Norwegian authorities, including the Storting (Parliament), Ministry of Labour and Petroleum Safety Authority (PSA) have repeated on numerous occasions the last 15 years that Norway shall aim to be world leading in offshore petroleum HES (Health, Environment and Safety). This was repeated by the new conservative Minister of Labour visiting PSA just after the new year in 2016. Continuous improvement is one of the most important tools, as recently stated by PSA.
On the one hand it appears that the industry agrees with the ambition to be world leading. But on the other hand, Norwegian Oil and Gas voiced an opinion in the media just after the new year, that it was OK to reduce budgets for safety in line with the industry’s ongoing cost cutting initiatives in general.
So can you have continuous improvement with reduced costs? If so, is this a recipe for “free lunch”? We do not think so. Our research has demonstrated that with respect to major hazard risk at least, continuous improvement has been a “slogan” without real contents for more than 20 years.
We have recently suggested to PSA that they need to publish guidance on how to implement “continuous improvement”, to avoid it just being a slogan, and become the important tool (?) it is supposed to be.
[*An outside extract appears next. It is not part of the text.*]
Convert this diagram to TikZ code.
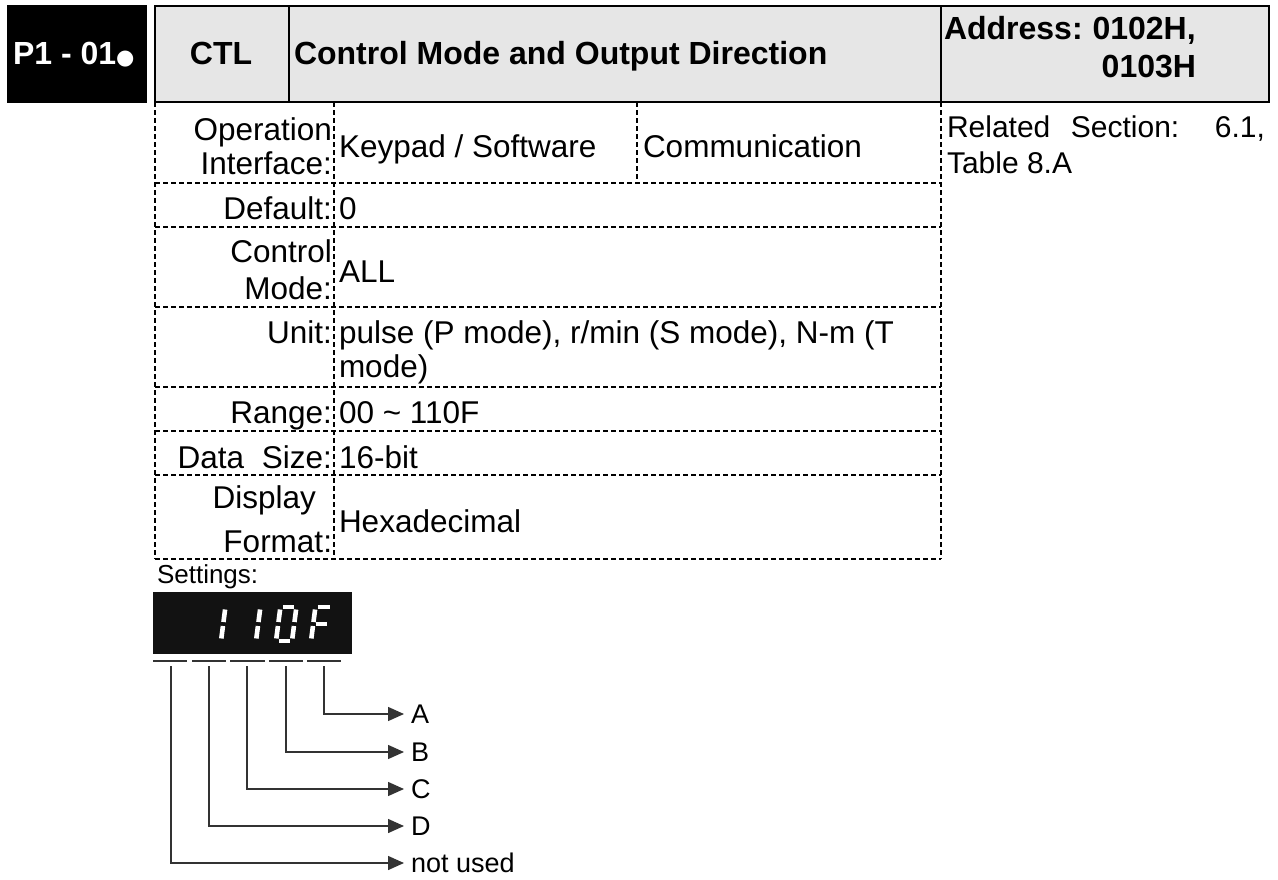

In our view, continuous improvement and cost cutting in the HES field are incommensurable. With the extensive improvement of risk levels that has been achieved over the past 30 years, further improvement does not at all come without costs. Further improvement is in many areas quite challenging (and costly!) with this background and context. That is one of the reasons why PSA guidance has been missed for a long time.